:: PROVIDED RECORDS ::
========

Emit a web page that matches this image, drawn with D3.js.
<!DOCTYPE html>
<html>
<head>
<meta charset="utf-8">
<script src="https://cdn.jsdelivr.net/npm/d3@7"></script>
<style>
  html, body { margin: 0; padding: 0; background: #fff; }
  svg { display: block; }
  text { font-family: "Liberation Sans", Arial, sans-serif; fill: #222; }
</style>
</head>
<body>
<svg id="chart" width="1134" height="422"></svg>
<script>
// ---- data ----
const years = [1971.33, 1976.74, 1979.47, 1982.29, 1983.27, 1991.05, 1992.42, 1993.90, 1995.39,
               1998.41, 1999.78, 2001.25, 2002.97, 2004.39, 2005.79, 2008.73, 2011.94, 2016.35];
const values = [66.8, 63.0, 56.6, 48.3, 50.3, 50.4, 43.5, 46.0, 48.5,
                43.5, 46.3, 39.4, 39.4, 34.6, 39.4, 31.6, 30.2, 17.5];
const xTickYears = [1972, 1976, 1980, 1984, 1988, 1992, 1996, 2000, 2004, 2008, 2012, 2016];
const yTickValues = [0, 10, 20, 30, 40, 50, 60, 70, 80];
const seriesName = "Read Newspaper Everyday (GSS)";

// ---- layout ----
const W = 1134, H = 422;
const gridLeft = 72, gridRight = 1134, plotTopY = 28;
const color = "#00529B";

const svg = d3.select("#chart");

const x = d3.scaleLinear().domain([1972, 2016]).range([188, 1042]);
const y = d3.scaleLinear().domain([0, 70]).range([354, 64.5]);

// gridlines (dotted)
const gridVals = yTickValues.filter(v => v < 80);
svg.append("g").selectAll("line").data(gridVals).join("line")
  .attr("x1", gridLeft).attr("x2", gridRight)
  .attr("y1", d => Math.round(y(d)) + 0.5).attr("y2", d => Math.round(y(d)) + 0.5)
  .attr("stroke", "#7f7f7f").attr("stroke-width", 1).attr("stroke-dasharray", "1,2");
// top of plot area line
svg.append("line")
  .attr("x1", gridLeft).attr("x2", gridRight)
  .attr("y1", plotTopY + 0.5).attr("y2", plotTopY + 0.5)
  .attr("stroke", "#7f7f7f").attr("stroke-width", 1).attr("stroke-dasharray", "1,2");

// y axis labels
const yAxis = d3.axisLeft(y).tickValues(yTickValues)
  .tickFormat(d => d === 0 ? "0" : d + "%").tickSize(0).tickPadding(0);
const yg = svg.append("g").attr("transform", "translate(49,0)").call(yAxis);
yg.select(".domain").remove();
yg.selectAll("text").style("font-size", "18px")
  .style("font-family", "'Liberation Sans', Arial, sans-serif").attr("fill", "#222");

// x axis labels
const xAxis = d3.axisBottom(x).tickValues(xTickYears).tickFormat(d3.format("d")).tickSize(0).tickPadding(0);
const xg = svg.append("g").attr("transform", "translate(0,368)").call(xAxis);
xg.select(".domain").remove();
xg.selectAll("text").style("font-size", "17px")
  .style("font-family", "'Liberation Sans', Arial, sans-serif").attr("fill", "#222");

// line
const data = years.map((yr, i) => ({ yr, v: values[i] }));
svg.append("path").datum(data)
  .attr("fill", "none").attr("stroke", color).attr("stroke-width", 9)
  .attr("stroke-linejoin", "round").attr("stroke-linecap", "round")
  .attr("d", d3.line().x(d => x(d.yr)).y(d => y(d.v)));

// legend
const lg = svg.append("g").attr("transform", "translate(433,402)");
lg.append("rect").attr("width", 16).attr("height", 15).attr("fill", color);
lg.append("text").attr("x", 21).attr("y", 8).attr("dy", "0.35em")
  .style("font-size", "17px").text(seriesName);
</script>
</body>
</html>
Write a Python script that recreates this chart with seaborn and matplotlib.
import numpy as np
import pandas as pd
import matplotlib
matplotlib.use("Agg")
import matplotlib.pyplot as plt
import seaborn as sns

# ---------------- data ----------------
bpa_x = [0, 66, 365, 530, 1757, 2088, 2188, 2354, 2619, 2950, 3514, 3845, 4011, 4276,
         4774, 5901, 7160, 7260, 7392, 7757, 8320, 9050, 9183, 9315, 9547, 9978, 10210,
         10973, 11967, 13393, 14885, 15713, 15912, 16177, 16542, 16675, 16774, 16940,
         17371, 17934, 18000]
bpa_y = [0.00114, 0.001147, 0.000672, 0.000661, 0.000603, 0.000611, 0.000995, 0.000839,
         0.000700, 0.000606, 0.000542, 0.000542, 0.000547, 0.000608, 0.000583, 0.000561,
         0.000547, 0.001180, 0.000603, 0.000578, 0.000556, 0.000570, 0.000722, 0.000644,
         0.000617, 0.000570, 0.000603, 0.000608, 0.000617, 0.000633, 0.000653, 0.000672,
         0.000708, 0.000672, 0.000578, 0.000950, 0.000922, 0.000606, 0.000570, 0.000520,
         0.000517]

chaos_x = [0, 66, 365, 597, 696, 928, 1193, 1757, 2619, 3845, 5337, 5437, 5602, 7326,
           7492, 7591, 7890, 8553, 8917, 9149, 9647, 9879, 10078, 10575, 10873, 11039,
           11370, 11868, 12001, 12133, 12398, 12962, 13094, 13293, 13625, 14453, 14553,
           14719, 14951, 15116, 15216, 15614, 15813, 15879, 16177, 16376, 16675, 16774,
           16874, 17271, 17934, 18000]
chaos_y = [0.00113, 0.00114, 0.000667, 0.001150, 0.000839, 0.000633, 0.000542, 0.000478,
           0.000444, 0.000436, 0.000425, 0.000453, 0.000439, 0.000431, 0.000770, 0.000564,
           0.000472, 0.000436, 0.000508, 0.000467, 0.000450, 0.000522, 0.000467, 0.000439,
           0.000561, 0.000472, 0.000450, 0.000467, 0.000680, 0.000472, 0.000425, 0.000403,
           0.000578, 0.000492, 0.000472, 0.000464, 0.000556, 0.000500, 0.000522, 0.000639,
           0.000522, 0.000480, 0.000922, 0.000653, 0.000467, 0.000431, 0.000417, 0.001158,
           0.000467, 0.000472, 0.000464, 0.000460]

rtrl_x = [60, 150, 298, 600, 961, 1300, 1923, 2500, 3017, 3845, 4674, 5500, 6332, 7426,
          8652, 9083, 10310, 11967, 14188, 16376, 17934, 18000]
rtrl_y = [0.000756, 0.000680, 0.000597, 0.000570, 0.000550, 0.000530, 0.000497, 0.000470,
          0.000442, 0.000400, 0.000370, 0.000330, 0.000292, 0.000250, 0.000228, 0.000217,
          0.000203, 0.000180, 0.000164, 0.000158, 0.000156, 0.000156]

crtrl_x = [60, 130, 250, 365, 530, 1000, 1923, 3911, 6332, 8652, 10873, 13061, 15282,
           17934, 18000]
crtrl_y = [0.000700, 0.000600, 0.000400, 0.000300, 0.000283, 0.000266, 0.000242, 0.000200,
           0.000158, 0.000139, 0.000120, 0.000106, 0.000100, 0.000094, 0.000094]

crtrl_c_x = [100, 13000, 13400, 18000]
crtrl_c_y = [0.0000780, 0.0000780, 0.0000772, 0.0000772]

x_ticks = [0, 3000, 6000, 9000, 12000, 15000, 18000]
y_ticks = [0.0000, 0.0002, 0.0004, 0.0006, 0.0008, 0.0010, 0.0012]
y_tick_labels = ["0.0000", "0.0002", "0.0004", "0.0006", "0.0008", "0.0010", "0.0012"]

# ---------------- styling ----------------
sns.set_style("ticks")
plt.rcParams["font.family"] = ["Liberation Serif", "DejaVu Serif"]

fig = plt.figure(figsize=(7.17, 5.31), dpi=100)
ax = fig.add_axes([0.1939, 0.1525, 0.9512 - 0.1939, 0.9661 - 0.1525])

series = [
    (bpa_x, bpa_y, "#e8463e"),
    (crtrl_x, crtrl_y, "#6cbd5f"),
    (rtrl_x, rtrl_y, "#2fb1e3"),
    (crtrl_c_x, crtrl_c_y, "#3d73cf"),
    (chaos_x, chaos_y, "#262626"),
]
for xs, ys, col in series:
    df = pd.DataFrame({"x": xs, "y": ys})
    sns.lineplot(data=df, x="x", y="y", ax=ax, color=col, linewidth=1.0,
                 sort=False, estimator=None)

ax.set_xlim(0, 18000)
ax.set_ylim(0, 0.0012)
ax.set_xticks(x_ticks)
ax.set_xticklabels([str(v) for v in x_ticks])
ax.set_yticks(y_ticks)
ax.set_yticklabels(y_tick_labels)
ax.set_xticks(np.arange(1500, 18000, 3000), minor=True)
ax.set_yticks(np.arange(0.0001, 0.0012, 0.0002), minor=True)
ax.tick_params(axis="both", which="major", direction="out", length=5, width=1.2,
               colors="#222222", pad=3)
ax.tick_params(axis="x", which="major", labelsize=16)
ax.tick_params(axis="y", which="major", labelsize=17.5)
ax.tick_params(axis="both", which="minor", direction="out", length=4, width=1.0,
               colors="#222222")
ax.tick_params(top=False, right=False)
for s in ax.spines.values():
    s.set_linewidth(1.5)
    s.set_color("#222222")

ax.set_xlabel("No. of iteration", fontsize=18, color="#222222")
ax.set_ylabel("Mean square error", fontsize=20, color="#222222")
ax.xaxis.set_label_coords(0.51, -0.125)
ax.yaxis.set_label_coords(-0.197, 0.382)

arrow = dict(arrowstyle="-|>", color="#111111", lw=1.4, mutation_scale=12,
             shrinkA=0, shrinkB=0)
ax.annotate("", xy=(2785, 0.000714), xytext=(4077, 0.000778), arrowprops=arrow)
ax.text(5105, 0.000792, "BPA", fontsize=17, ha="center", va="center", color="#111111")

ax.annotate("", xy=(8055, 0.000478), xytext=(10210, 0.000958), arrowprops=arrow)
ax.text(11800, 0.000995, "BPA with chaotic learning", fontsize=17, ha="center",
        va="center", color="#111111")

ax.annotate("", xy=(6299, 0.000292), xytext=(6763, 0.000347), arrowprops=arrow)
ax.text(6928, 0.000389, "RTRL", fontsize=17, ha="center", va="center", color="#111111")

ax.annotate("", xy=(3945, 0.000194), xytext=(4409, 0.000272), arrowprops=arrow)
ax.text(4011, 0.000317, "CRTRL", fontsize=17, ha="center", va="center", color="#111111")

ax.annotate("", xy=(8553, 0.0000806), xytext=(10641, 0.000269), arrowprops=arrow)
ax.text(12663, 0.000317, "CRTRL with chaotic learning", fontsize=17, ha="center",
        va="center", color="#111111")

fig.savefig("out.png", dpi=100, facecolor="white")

========

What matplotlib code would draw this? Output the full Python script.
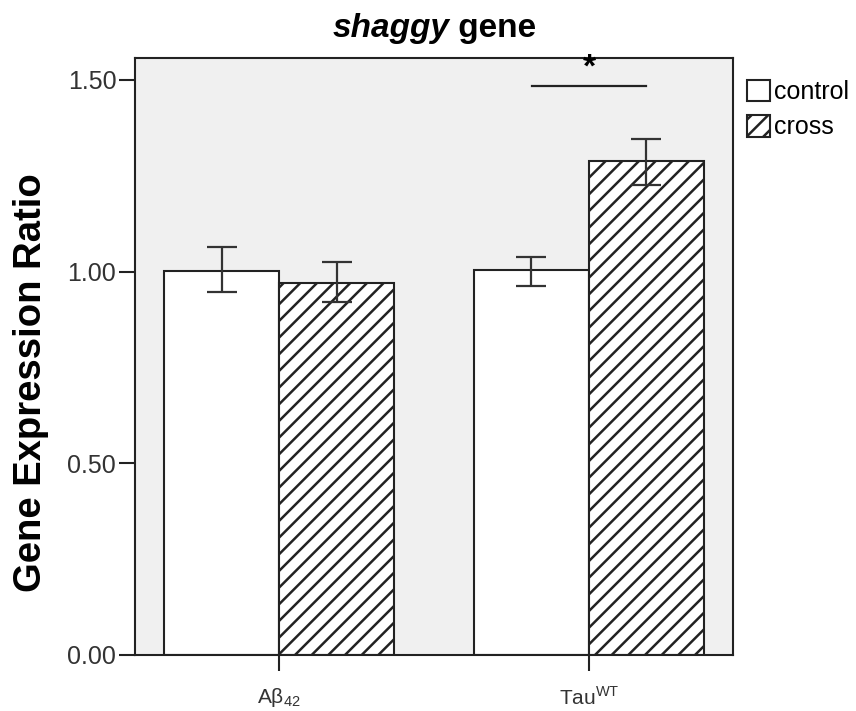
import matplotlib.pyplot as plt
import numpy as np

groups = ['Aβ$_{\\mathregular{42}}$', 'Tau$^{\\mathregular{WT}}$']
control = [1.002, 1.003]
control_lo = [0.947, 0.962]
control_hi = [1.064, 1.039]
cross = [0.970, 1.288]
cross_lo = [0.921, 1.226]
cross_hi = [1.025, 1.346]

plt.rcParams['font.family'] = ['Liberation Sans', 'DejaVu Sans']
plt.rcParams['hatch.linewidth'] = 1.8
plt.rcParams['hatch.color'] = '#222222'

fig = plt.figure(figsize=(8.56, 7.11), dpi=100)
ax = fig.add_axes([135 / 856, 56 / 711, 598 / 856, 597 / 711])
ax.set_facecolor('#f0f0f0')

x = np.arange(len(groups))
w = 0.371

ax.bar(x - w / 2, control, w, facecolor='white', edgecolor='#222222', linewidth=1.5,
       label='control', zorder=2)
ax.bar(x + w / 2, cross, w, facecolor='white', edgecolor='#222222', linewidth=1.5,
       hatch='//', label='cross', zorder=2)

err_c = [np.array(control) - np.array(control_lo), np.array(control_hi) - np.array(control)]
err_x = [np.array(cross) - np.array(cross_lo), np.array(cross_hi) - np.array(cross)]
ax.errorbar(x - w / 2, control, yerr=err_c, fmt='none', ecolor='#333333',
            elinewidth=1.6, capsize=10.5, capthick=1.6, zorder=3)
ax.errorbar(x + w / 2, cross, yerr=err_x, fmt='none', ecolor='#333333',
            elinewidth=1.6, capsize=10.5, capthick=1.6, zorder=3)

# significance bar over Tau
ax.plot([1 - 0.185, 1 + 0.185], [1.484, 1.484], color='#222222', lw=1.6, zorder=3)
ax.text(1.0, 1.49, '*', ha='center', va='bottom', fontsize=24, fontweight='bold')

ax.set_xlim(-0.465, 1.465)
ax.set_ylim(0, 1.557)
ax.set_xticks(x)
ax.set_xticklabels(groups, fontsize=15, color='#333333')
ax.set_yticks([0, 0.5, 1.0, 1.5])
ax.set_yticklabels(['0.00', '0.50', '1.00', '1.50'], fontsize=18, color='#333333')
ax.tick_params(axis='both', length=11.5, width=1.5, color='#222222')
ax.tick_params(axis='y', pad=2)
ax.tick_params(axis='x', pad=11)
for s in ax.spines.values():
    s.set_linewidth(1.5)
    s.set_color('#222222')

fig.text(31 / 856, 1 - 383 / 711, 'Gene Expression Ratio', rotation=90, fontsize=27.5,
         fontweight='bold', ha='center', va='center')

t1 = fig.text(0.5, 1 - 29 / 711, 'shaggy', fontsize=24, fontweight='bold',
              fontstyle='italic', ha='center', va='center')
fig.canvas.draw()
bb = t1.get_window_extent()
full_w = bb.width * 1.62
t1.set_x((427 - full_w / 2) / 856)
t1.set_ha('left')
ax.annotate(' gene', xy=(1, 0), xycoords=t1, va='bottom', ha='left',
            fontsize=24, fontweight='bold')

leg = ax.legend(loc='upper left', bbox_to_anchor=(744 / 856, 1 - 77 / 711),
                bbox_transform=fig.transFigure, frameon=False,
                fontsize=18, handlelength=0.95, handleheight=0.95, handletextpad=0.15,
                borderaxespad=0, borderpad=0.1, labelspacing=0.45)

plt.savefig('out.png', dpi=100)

========

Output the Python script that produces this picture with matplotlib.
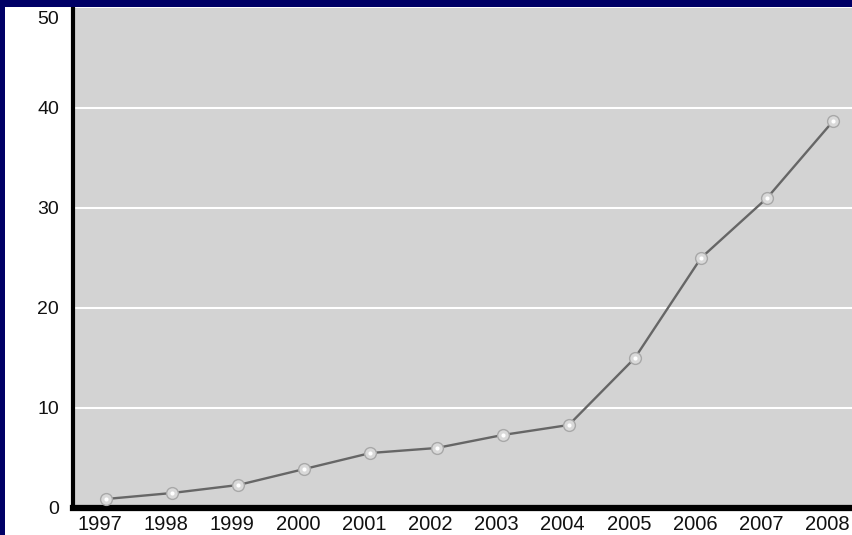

========

:: WHAT THE EXERCISE ASKS ::
Repeat exactly the lines above, from the line that contains "What matplotlib code" down through the line that contains "cross_hi = [1.025, 1.346]". Include both of those lines and none of the pictures.

:: THE RESPONSE ::
What matplotlib code would draw this? Output the full Python script.
import matplotlib.pyplot as plt
import numpy as np

groups = ['Aβ$_{\\mathregular{42}}$', 'Tau$^{\\mathregular{WT}}$']
control = [1.002, 1.003]
control_lo = [0.947, 0.962]
control_hi = [1.064, 1.039]
cross = [0.970, 1.288]
cross_lo = [0.921, 1.226]
cross_hi = [1.025, 1.346]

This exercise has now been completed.